In 1989, I went out on tour with the Rolling Stones. On the first night of the tour, I renewed my acquaintance with Vernon Reid, the amazing guitar player of Living Colour. At that point I found out that he had taken up photography. I suggested that we go out on some photo excursions on days of from the tour. A week later, I awoke to the phone ringing in my room in Birmingham, Alabama. It was Vernon- “Meet me in the lobby, let’s shoot some pictures,” he said. So I grabbed a camera and some film, and headed out the door. I ran into him in the hall and we stepped into the elevator. As we approached the first floor, we heard a lot of noise in the lobby. As the doors opened, we stepped into a party of blue haired southern ladies. I was dressed as a bum, per my usual style. Vernon was wearing a full length dashiki (black and white pattern) and his dreads were piled on top of his head, some of them dyed red, green and yellow.

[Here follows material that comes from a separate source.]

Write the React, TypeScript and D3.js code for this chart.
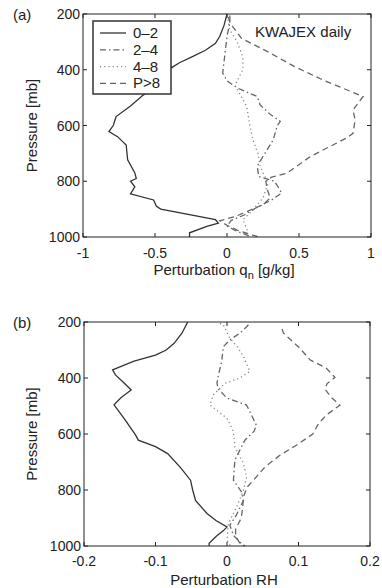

As we stepped out of the elevator, all sound in the room stopped. About 100 women stared at him as jf he was an alien from a movie. Not a breath was taken until we were out the front door, when talking inside resumed. Vernon just shrugged at me and we kept on walking.
I was reminded of this when I read all the coverage of Trayvon Martin’s death in Florida this week.. The most chilling of all the stories was in the April2 issue of Time. It is written by Toure’, an author and music journalist. It is titled “How to Stay Alive While Being Black.” The article is written in eight parts, sort of rules to living in a white world. The first one starts with- “It’s unlikely but possible that you could get killed today. Black maleness is a potentially fatal condition.”
It goes on to describe ways to protect yourself. They all seem very logical and pragmatic, but taken as a group, they paint a chilling picture of the racial divide in America today.
I have had several black people tell me, simply as a fact, that black and white can never be equal, because every day, when I get up and look in the mirror, I see a white person, and every time that he looks in the mirror, he sees what, as Toure’ says in this article, what a lot of people in America sees- “a thug- even if their only evidence is skin color.”
When my father got out of the Army after WW2, he helped start Ebony Magazine. He was the only white staff person, and after 2 years, it was agreed that he should quit, so that a black magazine could have a black chief photographer. I am guessing that he is rolling over in his grave today thinking about the nonsense that passes for equality in America today.